Cool, so close to a dead heat in one with stto being slightly faster and scc winning everything else. Note I didn’t warm the this, so scc has to eat the performance penalty of waiting for the OS to warm the disk cache for this. I was in a hurry.

How about accuracy? I did a quick check on the performance test python file, and the results from scc and stto were off… This was due to my guess of multiline strings, and a quick check of the stto repo shows this to be the case.

Lastly how about .gitignore support?

$ tree -a
.
├── 0
│   ├── .gitignore
│   └── 1.java
└── 1.java

The .gitignore in this case just ignores the file in the directory. As such we expect 1 file to be counted. The result?

$ scc --no-cocomo --no-size
───────────────────────────────────────────────────────────────────────────────
Language                 Files     Lines   Blanks  Comments     Code Complexity
───────────────────────────────────────────────────────────────────────────────
Java                         1       150       33         0      117         26
───────────────────────────────────────────────────────────────────────────────
Total                        1       150       33         0      117         26
───────────────────────────────────────────────────────────────────────────────

$ stto
+-----------+------------+-----------------+-----+----------+------+
| FILE TYPE | FILE COUNT | NUMBER OF LINES | GAP | COMMENTS | CODE |
+-----------+------------+-----------------+-----+----------+------+
| java      |          2 |             300 |  66 |        0 |  234 |
+-----------+------------+-----------------+-----+----------+------+

Stats:
=======
Present working directory:  /Users/boyter/Documents/projects/performance_test/tmp
Total sub-directories:     1
Git initialized: false

Total files:          2 Total lines:        300
Total gaps:         66 Total comments:          0
Total code:        234

So stto does not support nested .gitignores.
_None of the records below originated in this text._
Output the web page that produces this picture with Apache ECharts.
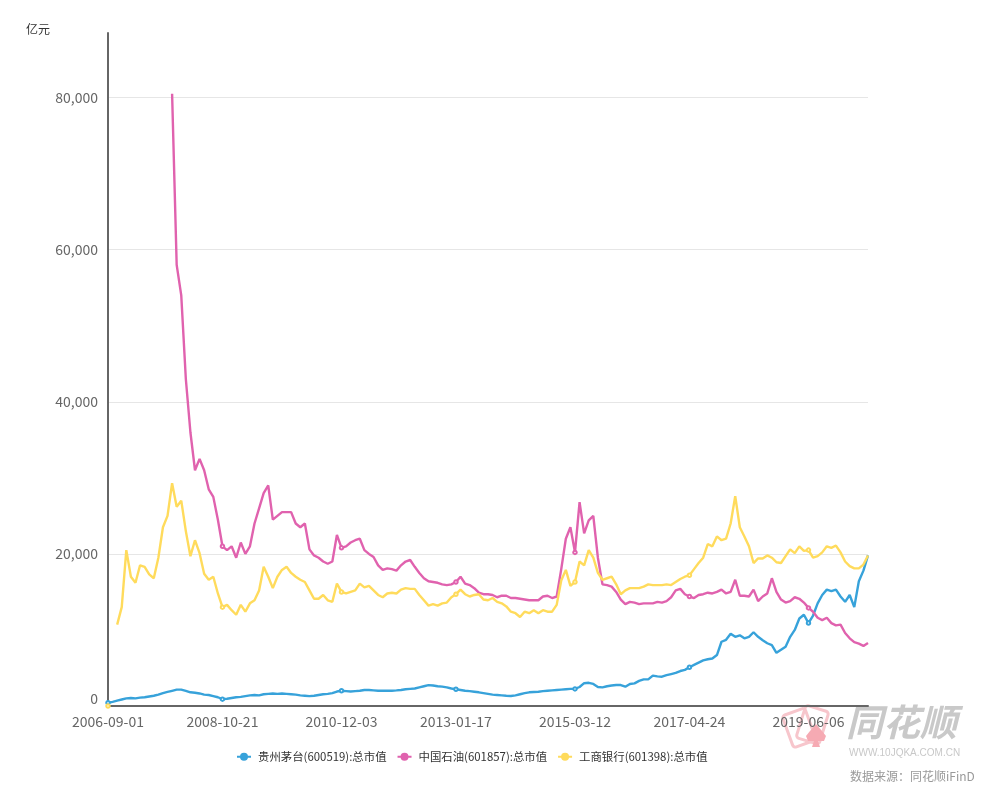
<!DOCTYPE html>
<html><head><meta charset="utf-8">
<script src="https://cdn.jsdelivr.net/npm/echarts@6/dist/echarts.min.js"></script>
<style>html,body{margin:0;padding:0;background:#fff}#c{width:988px;height:786px}</style>
</head><body><div id="c"></div>
<script>
const categories = [
'2006-09-01','2006-10','2006-11','2006-12',
'2007-01','2007-02','2007-03','2007-04','2007-05','2007-06','2007-07','2007-08','2007-09','2007-10','2007-11','2007-12',
'2008-01','2008-02','2008-03','2008-04','2008-05','2008-06','2008-07','2008-08','2008-09','2008-10-21','2008-11','2008-12',
'2009-01','2009-02','2009-03','2009-04','2009-05','2009-06','2009-07','2009-08','2009-09','2009-10','2009-11','2009-12',
'2010-01','2010-02','2010-03','2010-04','2010-05','2010-06','2010-07','2010-08','2010-09','2010-10','2010-11','2010-12-03',
'2011-01','2011-02','2011-03','2011-04','2011-05','2011-06','2011-07','2011-08','2011-09','2011-10','2011-11','2011-12',
'2012-01','2012-02','2012-03','2012-04','2012-05','2012-06','2012-07','2012-08','2012-09','2012-10','2012-11','2012-12',
'2013-01-17','2013-02','2013-03','2013-04','2013-05','2013-06','2013-07','2013-08','2013-09','2013-10','2013-11','2013-12',
'2014-01','2014-02','2014-03','2014-04','2014-05','2014-06','2014-07','2014-08','2014-09','2014-10','2014-11','2014-12',
'2015-01','2015-02','2015-03-12','2015-04','2015-05','2015-06','2015-07','2015-08','2015-09','2015-10','2015-11','2015-12',
'2016-01','2016-02','2016-03','2016-04','2016-05','2016-06','2016-07','2016-08','2016-09','2016-10','2016-11','2016-12',
'2017-01','2017-02','2017-03','2017-04-24','2017-05','2017-06','2017-07','2017-08','2017-09','2017-10','2017-11','2017-12',
'2018-01','2018-02','2018-03','2018-04','2018-05','2018-06','2018-07','2018-08','2018-09','2018-10','2018-11','2018-12',
'2019-01','2019-02','2019-03','2019-04','2019-05','2019-06-06','2019-07','2019-08','2019-09','2019-10','2019-11','2019-12',
'2020-01','2020-02','2020-03','2020-04','2020-05','2020-06','2020-07'
];
const tickLabels = ['2006-09-01','2008-10-21','2010-12-03','2013-01-17','2015-03-12','2017-04-24','2019-06-06'];
const yTicks = [0, 20000, 40000, 60000, 80000];
const seriesNames = ['贵州茅台(600519):总市值','中国石油(601857):总市值','工商银行(601398):总市值'];

const moutai = [
430,550,700,850,1000,1050,1000,1100,1150,1250,1350,1500,
1700,1850,2000,2150,2150,2000,1800,1750,1650,1500,1450,1300,
1150,900,950,1050,1150,1200,1300,1400,1450,1400,1550,1600,
1650,1600,1650,1600,1550,1500,1400,1350,1300,1350,1450,1550,
1600,1700,1900,2000,1950,1900,1950,2000,2100,2100,2050,2000,
2000,2000,2010,2050,2100,2200,2250,2300,2450,2600,2750,2700,
2600,2550,2450,2300,2200,2100,2000,1950,1880,1800,1700,1600,
1500,1450,1400,1350,1310,1400,1550,1700,1800,1850,1880,1950,
2000,2050,2100,2150,2200,2250,2250,2500,3000,3050,2900,2500,
2450,2600,2700,2760,2760,2540,2900,2980,3300,3500,3500,4000,
3900,3850,4050,4200,4350,4600,4750,5100,5400,5700,6000,6150,
6250,6700,8450,8700,9500,9100,9300,8900,9100,9700,9100,8650,
8250,8000,7000,7400,7800,9100,10000,11500,12000,10900,11900,13500,
14600,15300,15100,15300,14400,13700,14600,13000,16400,17800,19800
];
const petrochina = [
null,null,null,null,null,null,null,null,null,null,null,null,
null,null,80500,58000,54000,43000,36000,31000,32500,31000,28500,27500,
24500,21000,20500,21000,19500,21500,20000,21000,24000,26000,28000,29000,
24500,25000,25500,25500,25500,24000,23500,24000,20600,19800,19500,19000,
18700,19000,22500,20800,21000,21500,21800,22000,20500,20000,19600,18500,
17900,18100,18000,17800,18500,19000,19200,18300,17500,16800,16400,16300,
16200,16000,15900,16000,16300,17000,16100,15900,15500,14900,14700,14700,
14600,14300,14500,14500,14200,14200,14100,14000,13900,13900,13900,14400,
14500,14200,14400,18000,22000,23500,20200,26800,22700,24400,25000,19500,
16000,15900,15700,15000,14000,13400,13700,13600,13400,13500,13500,13500,
13700,13600,13800,14300,15200,15400,14700,14400,14200,14600,14700,14900,
14800,15000,15300,14800,15000,16600,14500,14500,14400,15300,13800,14400,
14800,16800,15000,14000,13600,13800,14300,14100,13600,12900,12400,11600,
11300,11600,10900,10600,10700,9600,8900,8400,8200,7900,8300
];
const icbc = [
0,null,10700,13000,20500,17000,16200,18500,18300,17300,16800,19500,
23500,25000,29300,26200,27000,23000,19700,21800,20100,17400,16600,17000,
14800,13000,13300,12600,12000,13300,12400,13500,13900,15200,18300,17000,
15500,17000,17900,18300,17500,17000,16600,16300,15200,14100,14100,14600,
13900,13700,16100,15000,14800,15000,15200,16100,15600,15800,15200,14600,
14300,14800,14900,14800,15300,15500,15400,15400,14600,13900,13200,13400,
13200,13500,13600,14300,14700,15300,14700,14400,14600,14700,14000,13900,
14200,13700,13500,13100,12400,12200,11700,12400,12200,12600,12200,12600,
12400,12400,13300,16500,17900,15800,16300,19000,18500,20500,19500,17500,
16600,16800,17000,16000,14700,15200,15500,15500,15500,15700,16000,15900,
15900,15900,16000,15900,16300,16700,17000,17200,18000,18800,19500,21300,
21000,22300,21800,22000,24000,27600,23500,22300,21000,18800,19400,19400,
19800,19500,18900,18800,19700,20600,20100,21000,20400,20500,19500,19700,
20200,21000,20800,21100,20200,19000,18400,18100,18100,18600,19800
];
const colors = ['#37a2da', '#e062ae', '#ffdb5c'];
const FONT = "'Microsoft YaHei','Noto Sans CJK SC',sans-serif";
const legendIcon = 'path://M0,3H3.3V5H0Z M10.7,3H14V5H10.7Z M7,0A4,4 0 1,1 7,8A4,4 0 1,1 7,0Z';

const chart = echarts.init(document.getElementById('c'), null, {renderer: 'canvas'});
const lineSeries = (i, data) => ({
  name: seriesNames[i], type: 'line', data: data,
  symbol: 'emptyCircle', symbolSize: 3.5, showAllSymbol: false,
  itemStyle: {borderWidth: 1.5},
  lineStyle: {width: 2.4}
});
chart.setOption({
  animation: false,
  color: colors,
  textStyle: {fontFamily: FONT},
  grid: {left: 108, right: 120, top: 33, bottom: 80, containLabel: false},
  legend: {
    left: 232, top: 746, itemWidth: 14, itemHeight: 8, itemGap: 11,
    textStyle: {fontSize: 11.4, color: '#333', fontFamily: FONT, padding: [0, 0, 0, 2]},
    data: seriesNames.map(n => ({name: n, icon: legendIcon}))
  },
  xAxis: {
    type: 'category', data: categories, boundaryGap: false,
    axisLine: {lineStyle: {color: '#666', width: 2}},
    axisTick: {show: false},
    axisLabel: {
      interval: (idx, val) => tickLabels.includes(val),
      color: '#666', fontSize: 14, margin: 9, fontFamily: FONT
    },
    splitLine: {show: false}
  },
  yAxis: {
    type: 'value', min: 0, max: 88500, interval: 20000,
    name: '亿元', nameLocation: 'end', nameGap: -2,
    nameTextStyle: {color: '#333', fontSize: 12, align: 'right', padding: [0, 58, 0, 0], fontFamily: FONT},
    axisLine: {show: true, lineStyle: {color: '#666', width: 2}},
    axisTick: {show: false},
    axisLabel: {
      color: '#666', fontSize: 14, margin: 10, fontFamily: FONT, showMaxLabel: false,
      formatter: v => yTicks.includes(v) ? (v === 0 ? '{z|0}' : v.toLocaleString('en-US')) : '',
      rich: {z: {color: '#666', fontSize: 14, padding: [0, 0, 14, 0], fontFamily: FONT}}
    },
    splitLine: {show: true, showMaxLine: false, lineStyle: {color: '#e6e6e6', width: 1}}
  },
  series: [
    lineSeries(0, moutai),
    lineSeries(1, petrochina),
    lineSeries(2, icbc)
  ],
  graphic: [
    {type: 'rect', shape: {x: 0, y: 0, width: 24, height: 34, r: 3}, x: 782, y: 716, rotation: 0.35,
      style: {fill: 'none', stroke: '#f7c6cc', lineWidth: 3}, silent: true},
    {type: 'rect', shape: {x: 0, y: 0, width: 24, height: 34, r: 3}, x: 806, y: 705, rotation: -0.3,
      style: {fill: 'none', stroke: '#f7c6cc', lineWidth: 3}, silent: true},
    {type: 'polygon', shape: {points: [[816,724],[822,731],[826,736],[824,741],[818,741],[820,747],[812,747],[814,741],[808,741],[806,736],[810,731]]},
      style: {fill: '#f6aab3'}, silent: true},
    {type: 'text', x: 846, y: 703, silent: true,
      style: {text: '同花顺', font: "italic bold 37px 'Noto Sans CJK SC'", fill: '#c9c9c9'}},
    {type: 'text', x: 849, y: 748, silent: true,
      style: {text: 'WWW.10JQKA.COM.CN', font: "10px 'Liberation Sans'", fill: '#c8c8c8'}},
    {type: 'text', x: 850, y: 770, silent: true,
      style: {text: '数据来源：同花顺iFinD', font: "12px 'Noto Sans CJK SC'", fill: '#999'}}
  ]
});
</script></body></html>
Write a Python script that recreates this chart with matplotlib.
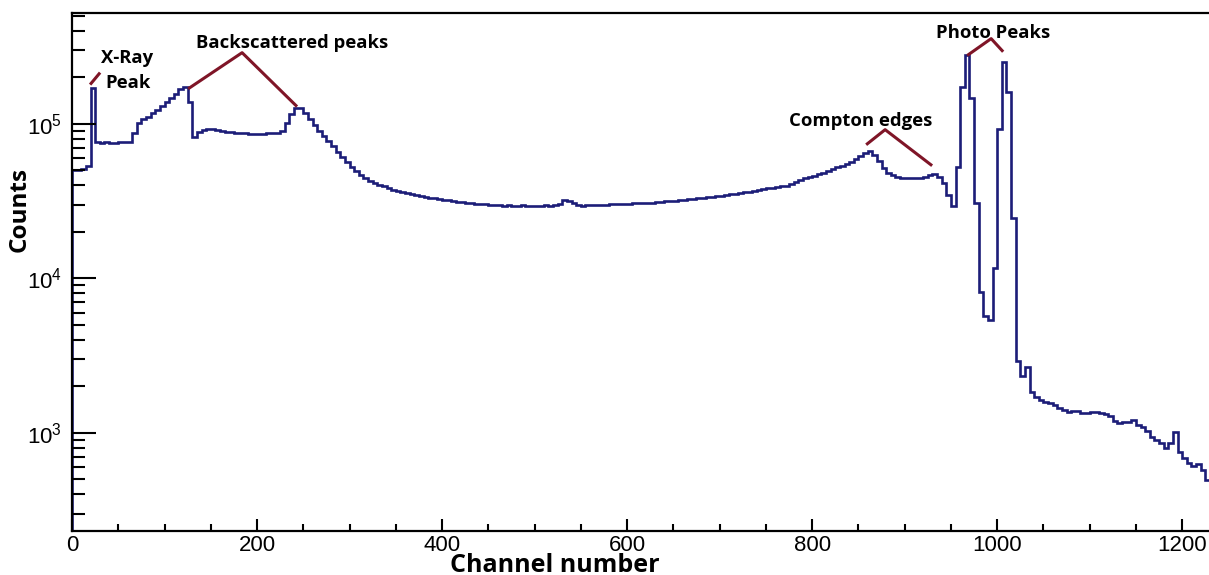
import matplotlib
matplotlib.use("Agg")
import matplotlib.pyplot as plt
from matplotlib.ticker import LogLocator, MultipleLocator, NullFormatter
import numpy as np

plt.rcParams["font.family"] = ["Liberation Sans", "DejaVu Sans"]
plt.rcParams["mathtext.default"] = "regular"

# spectrum, 5-channel bins starting at channel 0
bin_width = 5
counts = [
    50400, 50400, 50900, 53500, 171000,
    76000, 75500, 75600, 75400, 75500, 75800, 76000, 76200,
    87400, 101500, 108000, 111000, 118000, 123000, 130800, 139000,
    147000, 156000, 168500, 173000, 139000,
    82400, 88800, 91500, 92900, 92900, 91500, 90100, 88800, 88000, 87400,
    87000, 86500, 86000, 86000, 86200, 86000, 86500, 87000, 87500,
    90100, 101500, 116000, 127000, 127000, 118000, 108000, 98500, 90100,
    83600, 77600, 72000, 65900, 61100, 56800, 52700, 49600, 46800, 44700,
    42700, 41500, 40300, 39700, 38500, 37400, 36900, 36300, 35800, 35200,
    34700, 34200, 33700, 33200, 33200, 32700,
    32200, 32200, 31700, 31300, 31300, 30800, 30800, 30300, 30300, 30300,
    29900, 29900, 29700, 29500, 29900, 29500, 29500, 29700, 29500, 29300,
    29500, 29500, 29700, 29500, 29800,
    30300, 32200, 31700, 30800, 29900, 29500,
    29600, 29700, 29800, 29900, 30000, 30100, 30200, 30300, 30300,
    30400, 30500, 30600, 30700, 30800, 30900, 31100, 31300, 31500, 31600,
    31800, 32100,
    32300, 32500, 32700, 33000, 33200, 33500, 33700,
    34000, 34300, 34700, 35000, 35300, 35600, 35900,
    36300, 36800, 37200, 37700, 38100, 38600, 39000, 39300,
    39700, 40900, 42100, 43400, 44700, 45400, 46100, 47500, 48200, 49600,
    51100, 52700, 53500, 55100, 56800, 59400, 62100, 64900, 66900, 63000,
    57600, 51900, 48200, 46800, 45400, 44700,
    44700, 44700, 44700, 44700, 45400, 46800, 47500, 45400, 41500,
    34700, 29500, 52700, 173000, 280000, 147000, 30800, 8180, 5720, 5390,
    11700, 92900, 252000, 161000, 24600,
    2920, 2340, 2670, 1840, 1700, 1640, 1590, 1560, 1520, 1450,
    1410, 1370, 1390, 1390, 1350, 1350, 1370, 1370, 1350, 1330,
    1290, 1200, 1160, 1180, 1180, 1210, 1130, 1090, 1030, 940,
    900, 862, 800, 862, 1015, 753, 690, 640, 612, 630,
    576, 496,
]

# annotation labels and their bracket lines (channel, counts)
labels = ["X-Ray", "Peak", "Backscattered peaks", "Compton edges", "Photo Peaks"]
label_pos = [(59.5, 2.67e5), (60.5, 1.84e5), (238, 3.34e5), (853, 1.046e5), (996, 3.88e5)]
brackets = [
    [(19.5, 1.79e5), (30.3, 2.14e5)],
    [(125.4, 1.68e5), (183.8, 2.88e5), (243.2, 1.29e5)],
    [(858.4, 7.31e4), (878.9, 9.15e4), (929.7, 5.35e4)],
    [(967.6, 2.76e5), (993.5, 3.55e5), (1006.5, 2.92e5)],
]

edges = np.arange(len(counts) + 1) * bin_width

fig = plt.figure(figsize=(12.09, 5.75), dpi=100)
ax = fig.add_axes([0.0596, 0.0765, 0.9404, 0.9009])

ax.stairs(counts, edges, color="#1c1d78", lw=1.9)

ax.set_yscale("log")
ax.set_xlim(0, 1229)
ax.set_ylim(232, 5.2e5)

ax.xaxis.set_major_locator(MultipleLocator(200))
ax.xaxis.set_minor_locator(MultipleLocator(50))
ax.yaxis.set_major_locator(LogLocator(base=10))
ax.yaxis.set_minor_locator(LogLocator(base=10, subs=np.arange(2, 10)))
ax.yaxis.set_minor_formatter(NullFormatter())

ax.tick_params(axis="x", which="major", direction="in", length=9, width=1.5,
               labelsize=16, pad=3)
ax.tick_params(axis="x", which="minor", direction="in", length=5, width=1.5)
ax.tick_params(axis="y", which="major", direction="in", length=17, width=1.5,
               labelsize=16, pad=7)
ax.tick_params(axis="y", which="minor", direction="in", length=9, width=1.5)
ax.tick_params(top=False, right=False, which="both")

for side in ["left", "bottom", "top"]:
    ax.spines[side].set_linewidth(1.6)
ax.spines["right"].set_visible(False)

fig.text(0.459, 0.005, "Channel number", ha="center", va="baseline",
         fontsize=18, fontweight="bold", family="Open Sans")
fig.text(0.0165, 0.635, "Counts", ha="center", va="center", rotation=90,
         fontsize=17.5, fontweight="bold", family="Open Sans")

maroon = "#7f1527"
for pts in brackets:
    xs, ys = zip(*pts)
    ax.plot(xs, ys, color=maroon, lw=2.2, solid_capstyle="butt")

for text, (x, y) in zip(labels, label_pos):
    ax.text(x, y, text, ha="center", va="center", fontsize=13.3,
            fontweight="bold", family="Open Sans")

fig.savefig("out.png", dpi=100)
As mentioned though, if the author wants to use https://github.com/boyter/gocodewalker they could get support for this and the other issue for free!

So why post this? This is NOT a beat-down of the author of stto! In fact I starred the repo and I will be keeping and eye on it. It’s more to illustrate that making a fair benchmark is hard. It’s very easy to cherry pick results and make other tools look bad. Not that I mind that other tools exist. In fact I want more code counters out there. There is no “winning” in the open source space, I don’t lose money from “competition”.

No all I want is some more rigor around benchmarks and how they are presented. This is not because I am hurt if my tool is slower. In fact that would me happy, as I can learn from my mistakes. No, I want rigor because you owe it to your audience to do a proper job and reflect reality. Stto author if you read this please get in touch! Id love to discuss.